REQUIREMENTS:
Give the data below again exactly as it stands. Omit the pictures.

DATA SHOWN:
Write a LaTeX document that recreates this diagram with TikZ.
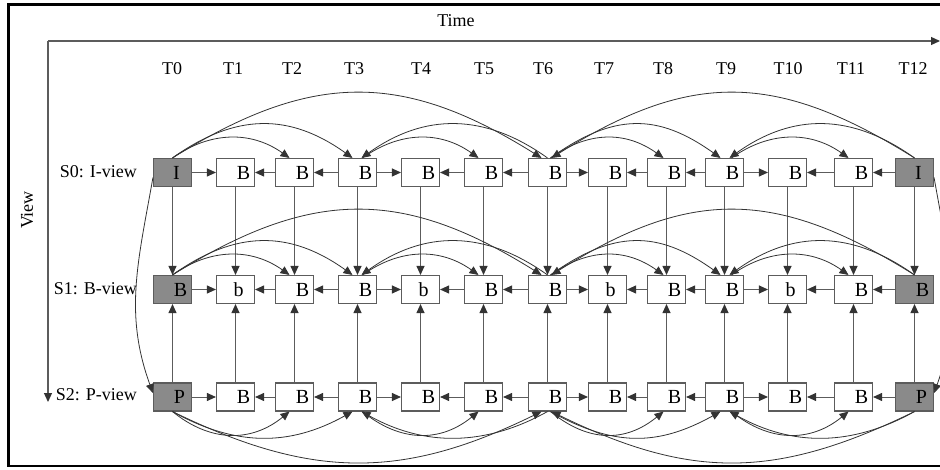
\documentclass[tikz,border=0pt]{standalone}
\usepackage{fontspec}
\setmainfont{Liberation Serif}
\usetikzlibrary{arrows.meta}
\definecolor{keyc}{HTML}{8A8A8A}
\definecolor{linec}{HTML}{5C5C5C}
\definecolor{tipc}{HTML}{333333}
\definecolor{arcc}{HTML}{333333}
\definecolor{boxc}{HTML}{5C5C5C}
\begin{document}
\begin{tikzpicture}[x=1pt,y=1pt,
  fr/.style={draw=boxc, line width=1.1pt, minimum width=38pt, minimum height=28pt, inner sep=0pt, fill=white},
  lb/.style={font=\fontsize{18}{20}\selectfont, inner sep=0pt, text=black},
  bl/.style={font=\fontsize{20}{22}\selectfont, inner sep=0pt, text=black},
  tip/.style={-{Triangle[length=9pt,width=8pt,color=tipc]}},
  link/.style={draw=linec, line width=1pt, tip},
  arcl/.style={draw=arcc, line width=0.8pt, tip},
  axis/.style={draw=linec, line width=1.2pt, tip},
]
\useasboundingbox (0,0) rectangle (940,469);
\begin{scope}
\clip (0,0) rectangle (940,469);
% outer frame
\draw[line width=2.6pt] (8.5,464.5) rectangle (960,3);
% axes
\coordinate (o) at (48,428);
\coordinate (tend) at (940,428);
\coordinate (vend) at (48,67);
\draw[axis] (o) -- (tend);
\draw[axis] (o) -- (vend);
\node[lb, anchor=base] (time) at (456,442) {Time};
\node[lb, rotate=90] (view) at (27,259) {View};
% time labels
\foreach \i/\x in {0/172,1/233,2/292,3/354,4/421,5/484,6/543,7/604,8/663,9/726,10/788,11/851,12/913}
  \node[lb, anchor=base] (tl\i) at (\x,394) {T\i};
% row labels
\node[lb, anchor=base east] (s0) at (137,291) {S0: I-view};
\node[lb, anchor=base east] (s1) at (137,174) {S1: B-view};
\node[lb, anchor=base east] (s2) at (137,69) {S2: P-view};
% boxes row S0
\foreach \i/\x/\t/\s/\f in {0/172.5/I/4/keyc,1/235.5/B/8/white,2/294.5/B/8/white,3/357.5/B/8/white,4/420.5/B/8/white,5/483.5/B/8/white,6/547.5/B/8/white,7/607.5/B/8/white,8/666.5/B/8/white,9/724.5/B/8/white,10/787.5/B/8/white,11/853.5/B/8/white,12/914.5/I/4/keyc}
  \node[fr, fill=\f, label={[bl,xshift=\s pt]center:\t}] (a\i) at (\x,296.5) {};
% boxes row S1
\foreach \i/\x/\t/\s/\f in {0/172.5/B/8/keyc,1/235.5/b/3/white,2/294.5/B/8/white,3/357.5/B/8/white,4/420.5/b/3/white,5/483.5/B/8/white,6/547.5/B/8/white,7/607.5/b/3/white,8/666.5/B/8/white,9/724.5/B/8/white,10/787.5/b/3/white,11/853.5/B/8/white,12/914.5/B/8/keyc}
  \node[fr, fill=\f, label={[bl,xshift=\s pt]center:\t}] (b\i) at (\x,179.5) {};
% boxes row S2
\foreach \i/\x/\t/\s/\f in {0/172.5/P/7/keyc,1/235.5/B/8/white,2/294.5/B/8/white,3/357.5/B/8/white,4/420.5/B/8/white,5/483.5/B/8/white,6/547.5/B/8/white,7/607.5/B/8/white,8/666.5/B/8/white,9/724.5/B/8/white,10/787.5/B/8/white,11/853.5/B/8/white,12/914.5/P/7/keyc}
  \node[fr, fill=\f, label={[bl,xshift=\s pt]center:\t}] (c\i) at (\x,72) {};
% horizontal links
\foreach \r in {a,b,c}
  \foreach \u/\v in {0/1,2/1,3/2,3/4,5/4,6/5,6/7,8/7,9/8,9/10,11/10,12/11}
    \draw[link] (\r\u) -- (\r\v);
% vertical links
\foreach \i in {0,...,12}{
  \draw[link] (a\i) -- (b\i);
  \draw[link] (c\i) -- (b\i);
}
% arcs above S0 and S1
\foreach \r in {a,b}
  \foreach \s/\so/\t/\to/\ax/\bx/\h in {0/0/2/-5/38/-38/27, 0/0/3/-5/63/-63/45, 0/0/6/-6/139/-139/87, 6/0/3/4/-63/63/45, 3/5/5/-5/38/-38/27, 12/0/6/4/-139/139/87, 6/3/9/-4/63/-63/45, 6/3/8/-3/38/-38/27, 12/0/9/5/-63/63/45, 9/7/11/-5/38/-38/27}
    \draw[arcl] ([xshift=\so pt]\r\s.north) .. controls +(\ax,\h) and +(\bx,\h) .. ([xshift=\to pt]\r\t.north);
% arcs below S2
\foreach \s/\so/\t/\to/\ax/\bx/\h in {0/0/2/-5/38/-38/-31, 0/0/3/-5/63/-63/-35, 0/0/6/-6/139/-139/-68, 6/0/3/4/-63/63/-35, 3/5/5/-5/38/-38/-31, 12/0/6/4/-139/139/-68, 6/3/9/-4/63/-63/-35, 6/3/8/-3/38/-38/-31, 12/0/9/5/-63/63/-35, 9/7/11/-5/38/-38/-31}
  \draw[arcl] ([xshift=\so pt]c\s.south) .. controls +(\ax,\h) and +(\bx,\h) .. ([xshift=\to pt]c\t.south);
% inter-view I -> P
\draw[arcl] ([yshift=-5pt]a0.west) .. controls +(-100:85) and +(110:85) .. ([yshift=4pt]c0.west);
\draw[arcl] ([yshift=-5pt]a12.east) .. controls +(-80:85) and +(70:85) .. ([yshift=4pt]c12.east);
\end{scope}
\end{tikzpicture}
\end{document}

SOLUTION:
Write a LaTeX document that recreates this diagram with TikZ.
\documentclass[tikz,border=0pt]{standalone}
\usepackage{fontspec}
\setmainfont{Liberation Serif}
\usetikzlibrary{arrows.meta}
\definecolor{keyc}{HTML}{8A8A8A}
\definecolor{linec}{HTML}{5C5C5C}
\definecolor{tipc}{HTML}{333333}
\definecolor{arcc}{HTML}{333333}
\definecolor{boxc}{HTML}{5C5C5C}
\begin{document}
\begin{tikzpicture}[x=1pt,y=1pt,
  fr/.style={draw=boxc, line width=1.1pt, minimum width=38pt, minimum height=28pt, inner sep=0pt, fill=white},
  lb/.style={font=\fontsize{18}{20}\selectfont, inner sep=0pt, text=black},
  bl/.style={font=\fontsize{20}{22}\selectfont, inner sep=0pt, text=black},
  tip/.style={-{Triangle[length=9pt,width=8pt,color=tipc]}},
  link/.style={draw=linec, line width=1pt, tip},
  arcl/.style={draw=arcc, line width=0.8pt, tip},
  axis/.style={draw=linec, line width=1.2pt, tip},
]
\useasboundingbox (0,0) rectangle (940,469);
\begin{scope}
\clip (0,0) rectangle (940,469);
% outer frame
\draw[line width=2.6pt] (8.5,464.5) rectangle (960,3);
% axes
\coordinate (o) at (48,428);
\coordinate (tend) at (940,428);
\coordinate (vend) at (48,67);
\draw[axis] (o) -- (tend);
\draw[axis] (o) -- (vend);
\node[lb, anchor=base] (time) at (456,442) {Time};
\node[lb, rotate=90] (view) at (27,259) {View};
% time labels
\foreach \i/\x in {0/172,1/233,2/292,3/354,4/421,5/484,6/543,7/604,8/663,9/726,10/788,11/851,12/913}
  \node[lb, anchor=base] (tl\i) at (\x,394) {T\i};
% row labels
\node[lb, anchor=base east] (s0) at (137,291) {S0: I-view};
\node[lb, anchor=base east] (s1) at (137,174) {S1: B-view};
\node[lb, anchor=base east] (s2) at (137,69) {S2: P-view};
% boxes row S0
\foreach \i/\x/\t/\s/\f in {0/172.5/I/4/keyc,1/235.5/B/8/white,2/294.5/B/8/white,3/357.5/B/8/white,4/420.5/B/8/white,5/483.5/B/8/white,6/547.5/B/8/white,7/607.5/B/8/white,8/666.5/B/8/white,9/724.5/B/8/white,10/787.5/B/8/white,11/853.5/B/8/white,12/914.5/I/4/keyc}
  \node[fr, fill=\f, label={[bl,xshift=\s pt]center:\t}] (a\i) at (\x,296.5) {};
% boxes row S1
\foreach \i/\x/\t/\s/\f in {0/172.5/B/8/keyc,1/235.5/b/3/white,2/294.5/B/8/white,3/357.5/B/8/white,4/420.5/b/3/white,5/483.5/B/8/white,6/547.5/B/8/white,7/607.5/b/3/white,8/666.5/B/8/white,9/724.5/B/8/white,10/787.5/b/3/white,11/853.5/B/8/white,12/914.5/B/8/keyc}
  \node[fr, fill=\f, label={[bl,xshift=\s pt]center:\t}] (b\i) at (\x,179.5) {};
% boxes row S2
\foreach \i/\x/\t/\s/\f in {0/172.5/P/7/keyc,1/235.5/B/8/white,2/294.5/B/8/white,3/357.5/B/8/white,4/420.5/B/8/white,5/483.5/B/8/white,6/547.5/B/8/white,7/607.5/B/8/white,8/666.5/B/8/white,9/724.5/B/8/white,10/787.5/B/8/white,11/853.5/B/8/white,12/914.5/P/7/keyc}
  \node[fr, fill=\f, label={[bl,xshift=\s pt]center:\t}] (c\i) at (\x,72) {};
% horizontal links
\foreach \r in {a,b,c}
  \foreach \u/\v in {0/1,2/1,3/2,3/4,5/4,6/5,6/7,8/7,9/8,9/10,11/10,12/11}
    \draw[link] (\r\u) -- (\r\v);
% vertical links
\foreach \i in {0,...,12}{
  \draw[link] (a\i) -- (b\i);
  \draw[link] (c\i) -- (b\i);
}
% arcs above S0 and S1
\foreach \r in {a,b}
  \foreach \s/\so/\t/\to/\ax/\bx/\h in {0/0/2/-5/38/-38/27, 0/0/3/-5/63/-63/45, 0/0/6/-6/139/-139/87, 6/0/3/4/-63/63/45, 3/5/5/-5/38/-38/27, 12/0/6/4/-139/139/87, 6/3/9/-4/63/-63/45, 6/3/8/-3/38/-38/27, 12/0/9/5/-63/63/45, 9/7/11/-5/38/-38/27}
    \draw[arcl] ([xshift=\so pt]\r\s.north) .. controls +(\ax,\h) and +(\bx,\h) .. ([xshift=\to pt]\r\t.north);
% arcs below S2
\foreach \s/\so/\t/\to/\ax/\bx/\h in {0/0/2/-5/38/-38/-31, 0/0/3/-5/63/-63/-35, 0/0/6/-6/139/-139/-68, 6/0/3/4/-63/63/-35, 3/5/5/-5/38/-38/-31, 12/0/6/4/-139/139/-68, 6/3/9/-4/63/-63/-35, 6/3/8/-3/38/-38/-31, 12/0/9/5/-63/63/-35, 9/7/11/-5/38/-38/-31}
  \draw[arcl] ([xshift=\so pt]c\s.south) .. controls +(\ax,\h) and +(\bx,\h) .. ([xshift=\to pt]c\t.south);
% inter-view I -> P
\draw[arcl] ([yshift=-5pt]a0.west) .. controls +(-100:85) and +(110:85) .. ([yshift=4pt]c0.west);
\draw[arcl] ([yshift=-5pt]a12.east) .. controls +(-80:85) and +(70:85) .. ([yshift=4pt]c12.east);
\end{scope}
\end{tikzpicture}
\end{document}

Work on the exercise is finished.